Tell me about it, at least he was honest about that.
By the way, I will give credit to Julien Arsenault of La Presse for writing an article earlier this month where he went over the huge severance packages given out at CDPQ over the last two years.
But even there, I caution my readers, the longer someone is at an organization and the higher up they are, the more expensive their severance package will be.
The table below is available through CDPQ's answers to access to information (only available in French):
Helen Beck and Marc Cormier obtained the highest severance packages in 2023 and 2024 because they were there the longest and had very senior positions.
Alright let me end it there, it depresses me seeing how much money all these people are making even if it's justified.
Below, CNBC’s Steve Liesman and Cleveland Fed President Beth Hammack joins 'Squawk Box' to discuss the state of the economy, impact of policy uncertainty, recession concerns, the Fed's inflation fight, rate path outlook, and more.
Update: Jacob Serebrin of the Montreal Gazette reports big bonuses for CDPQ Infra executives despite REM outages:
Despite the Réseau express métropolitain suffering repeated service outages, executives at the Quebec public pension fund subsidiary that built and manages the system received hundreds of thousands of dollars in bonuses last year.
Jean-Marc Arbaud, the president and CEO of CDPQ Infra, received “variable compensation” of $775,000 in 2024, the CDPQ disclosed Thursday in an annual report, bringing his total salary for the year to more than $1.25 million.
The driverless light-rail system suffered several service outages during the winter of 2024 and it has continued to struggle this winter, with a series of disruptions following major snowstorms in February.
The CDPQ said the compensation paid to executives at CDPQ Infra has declined this year, in part, due to the REM’s service issues.
In 2023, Arbaud was paid $1,784,930, including a bonus of $1.3 million.
“As for Mr. Arbaud’s compensation, it reflects the technical issues and service challenges experienced by the REM, for which clear solutions and commitments were demanded from suppliers Alstom and AtkinsRéalis,” spokesman Jean-Benoît Houde said in an email.
“That said, Jean-Marc Arbaud’s variable compensation also reflects the entirety of his work, including major progress in the construction of the nearly 70 km network that will ultimately completely transform mobility in Greater Montréal and become the largest automated metro line in the world.”
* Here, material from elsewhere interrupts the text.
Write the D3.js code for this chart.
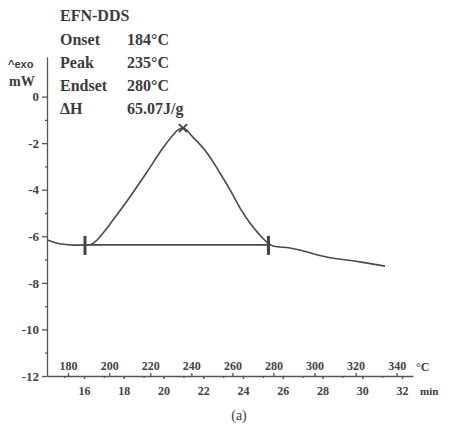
<!DOCTYPE html>
<html>
<head>
<meta charset="UTF-8">
<script src="https://d3js.org/d3.v7.min.js"></script>
<style>
    body { margin: 0; background: #fff; }
    text { font-family: "Liberation Serif", "DejaVu Serif", serif; font-weight: bold; fill: #3c3c3c; }
    .axis path, .axis line { stroke: #555; stroke-width: 1.3px; }
    .axis text { font-size: 12px; fill: #444; }
</style>
</head>
<body>
<svg id="chart"></svg>
<script>
// DSC trace
const timeMin  = [14.14, 14.79, 15.55, 16.05, 16.3, 16.66, 16.96, 17.46, 18.31, 19.17, 19.97, 20.48, 20.73, 20.98, 21.48, 22.19, 22.84, 23.35, 23.85, 24.35, 24.85, 25.26, 25.51, 26.36, 28.2, 29.88, 31.14];
const heatFlow = [-6.16, -6.32, -6.38, -6.37, -6.36, -6.16, -5.86, -5.3, -4.31, -3.24, -2.21, -1.65, -1.43, -1.35, -1.74, -2.42, -3.28, -4.01, -4.79, -5.43, -5.95, -6.29, -6.42, -6.5, -6.89, -7.1, -7.28];

const onset = { t: 16.05, v: -6.37 };
const endset = { t: 25.28, v: -6.37 };
const peak = { t: 20.98, v: -1.35 };

const yTicks = [0, -2, -4, -6, -8, -10, -12];
const timeTicks = [16, 18, 20, 22, 24, 26, 28, 30, 32];
const tempTicks = [180, 200, 220, 240, 260, 280, 300, 320, 340];

const infoLabels = ["Onset", "Peak", "Endset", "\u0394H"];
const infoValues = ["184\u00b0C", "235\u00b0C", "280\u00b0C", "65.07J/g"];

const width = 450, height = 425;
const svg = d3.select("#chart").attr("width", width).attr("height", height);

const x = d3.scaleLinear().domain([14.14, 32.55]).range([47, 413]);
const y = d3.scaleLinear().domain([-12, 1.7]).range([376, 57]);
// temperature -> time (heating ramp)
const tempToTime = d3.scaleLinear().domain([180, 340]).range([15.2, 31.73]);
const xTemp = d3.scaleLinear().domain([180, 340]).range([x(tempToTime(180)), x(tempToTime(340))]);

// y axis
svg.append("g").attr("class", "axis")
    .attr("transform", `translate(${x(14.14)},0)`)
    .call(d3.axisLeft(y).tickValues(yTicks).tickFormat(d => String(d)).tickSize(5).tickPadding(3).tickSizeOuter(0))
    .selectAll("text").style("font-size", "13px");
svg.append("g").attr("class", "axis")
    .attr("transform", `translate(${x(14.14)},0)`)
    .call(d3.axisLeft(y).tickValues(d3.range(-11, 1, 2)).tickSize(2).tickFormat("").tickSizeOuter(0))
    .select(".domain").remove();

// x axes (time below, temperature above)
const xAxisY = y(-12);
svg.append("g").attr("class", "axis")
    .attr("transform", `translate(0,${xAxisY})`)
    .call(d3.axisBottom(x).tickValues(timeTicks).tickSize(3).tickPadding(7).tickSizeOuter(0));
svg.append("g").attr("class", "axis")
    .attr("transform", `translate(0,${xAxisY})`)
    .call(d3.axisBottom(x).tickValues(d3.range(15, 33, 1)).tickSize(2).tickFormat("").tickSizeOuter(0))
    .select(".domain").remove();
svg.append("g").attr("class", "axis")
    .attr("transform", `translate(0,${xAxisY})`)
    .call(d3.axisTop(xTemp).tickValues(tempTicks).tickSize(3).tickPadding(3).tickSizeOuter(0))
    .select(".domain").remove();

svg.append("text").attr("x", 416).attr("y", xAxisY - 5).style("font-size", "12px").text("\u00b0C");
svg.append("text").attr("x", 420).attr("y", xAxisY + 19).style("font-size", "11px").text("min");

// units
svg.append("text").attr("x", 8).attr("y", 68)
    .style("font-family", "'Liberation Sans', Arial, sans-serif").style("font-size", "11px").text("^exo");
svg.append("text").attr("x", 9).attr("y", 86).style("font-size", "14px").text("mW");

// curve
const pts = timeMin.map((t, i) => [t, heatFlow[i]]);
const line = d3.line().x(d => x(d[0])).y(d => y(d[1])).curve(d3.curveMonotoneX);
svg.append("path").datum(pts)
    .attr("d", line).attr("fill", "none").attr("stroke", "#4a4a4a").attr("stroke-width", 1.6);

// integration baseline
svg.append("line")
    .attr("x1", x(onset.t)).attr("x2", x(endset.t))
    .attr("y1", y(onset.v)).attr("y2", y(endset.v))
    .attr("stroke", "#4a4a4a").attr("stroke-width", 1.6);

// onset / endset brackets
[onset, endset].forEach(p => {
    svg.append("rect")
        .attr("x", x(p.t) - 1.5).attr("y", y(p.v) - 9)
        .attr("width", 3).attr("height", 19).attr("fill", "#444");
});

// peak cross
const px = x(peak.t), py = y(peak.v);
svg.append("path")
    .attr("d", `M${px - 4},${py - 4}L${px + 4},${py + 4}M${px - 4},${py + 4}L${px + 4},${py - 4}`)
    .attr("stroke", "#444").attr("stroke-width", 1.8);

// info block
svg.append("text").attr("x", 60).attr("y", 21).style("font-size", "16px").text("EFN-DDS");
infoLabels.forEach((s, i) => {
    svg.append("text").attr("x", 60).attr("y", 45 + i * 23).style("font-size", "16px").text(s);
    svg.append("text").attr("x", 127).attr("y", 45 + i * 23).style("font-size", "16px").text(infoValues[i]);
});

svg.append("text").attr("x", 239).attr("y", 420).attr("text-anchor", "middle")
    .style("font-size", "14px").style("font-weight", "normal").text("(a)");
</script>
</body>
</html>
Arbaud is also working on the CDPQ’s tram project in Quebec City and led the winning proposal for a high-speed train between Québec City and Toronto, Houde added.
In February, Transport Minister Geneviève Guilbault to order the REM to put shuttle buses in place full-time until the service became more reliable.
Describing the issues as “unacceptable,” the REM suspended operations outside of rush hour for more than two weeks, in order to do maintenance, and offered free fares for three weeks in late February and early March.
Days after non-rush hour service was suspended, CDPQ CEO Charles Emond defended Arbaud’s work, saying that without him, the REM, which Emond maintains was built faster and at a lower cost than other similar systems, wouldn’t exist.
“It’s important not to throw away the baby with the bathwater. In the last two, three weeks, the service wasn’t there, but our operators recognize our responsibilities,” Emond said at the time. Arbaud wasn’t the only CDPQ Infra executive to get a bonus in 2024.
Daniel Farina, the general manager of CDPQ Infra, received $570,000 in variable compensation, bringing his total salary to $998,353, while Sophie Lussier, executive vice-president and head of corporate services, organizational performance and secretariat at CDPQ Infra received variable compensation of $450,000, bringing her total pay to $857,992.
Julien Hurel, the vice-president responsible for the REM project at CDPQ Infra, received $353,000 in variable compensation, bringing his total pay to $715,538.